民生用は市場の成熟化とともに材料に求められる特性がほぼ決まっているが、車載用はまさに立ち上がり段階で性能特性が定まっていない。民生用に比べてかなり巨大な電池となるため、発熱反応や寿命特性なども変わる。車載用のリチウムイオン電池が拡大する過程では、民生用電池で有利だった材料の特性や経済性が車載用にそのまま当てはまらず、別の材料が有利になるかもしれない。

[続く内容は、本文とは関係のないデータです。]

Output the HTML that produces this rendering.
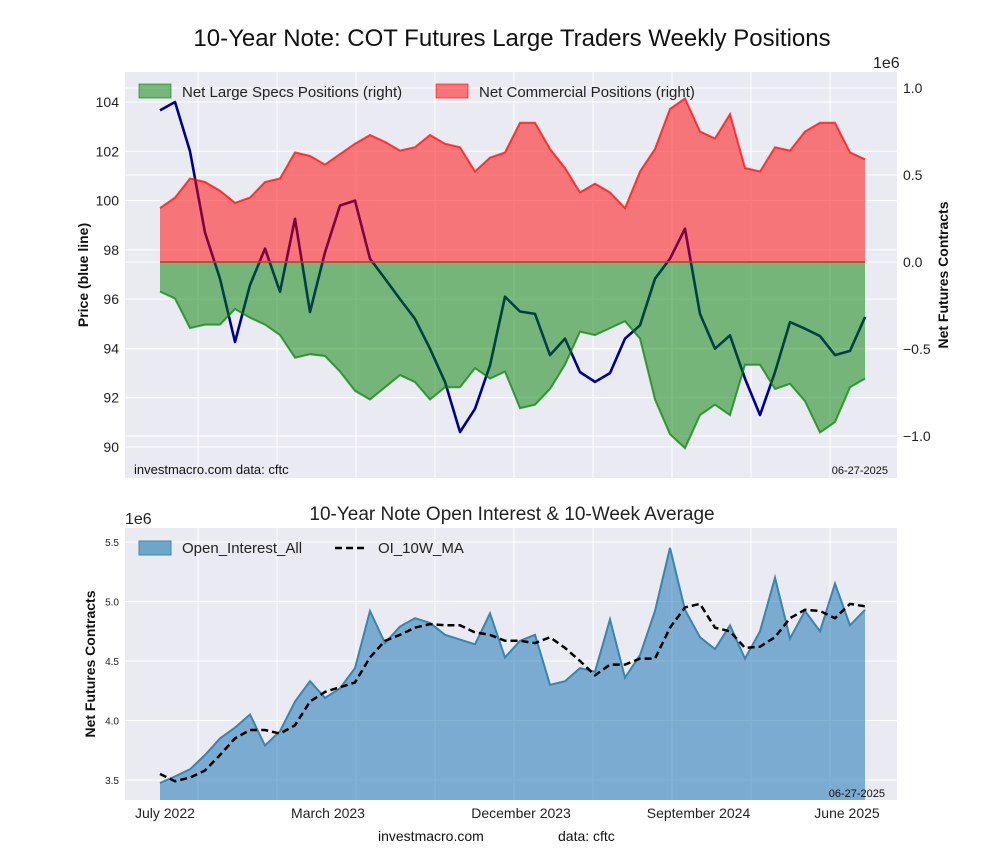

ここに後発組の食い込む余地がある。セパレーターの場合、民生用ではポリエチレン(PE)を使う旭化成グループや東レグループの湿式タイプが強いが、より低コストで耐熱性の高いポリプロピレン(PP)を用いる乾式タイプが、現時点では車載向けで高いシェアを有しているとされる。

セパレーターは高熱時に穴が閉じることで電極のショートを防ぐ。民生用の場合は耐熱温度が低いことが、穴を閉じる機能の面で有利だった。だが、自動車の場合は安全性がより重視され、耐熱性の高いPPを使うほうが設計しやすいという話もある。旭化成もこれを認識して、乾式タイプの開発を進めているぐらいだ。

三菱樹脂の「セパレント」は、高耐熱を特長とした乾式タイプのセパレーター。これを武器に車載用での採用拡大が進む可能性もある。ただ、先行メーカーも防戦に動いているため、性能特性の向上やコストダウンなどが勝負のカギとなりそうだ。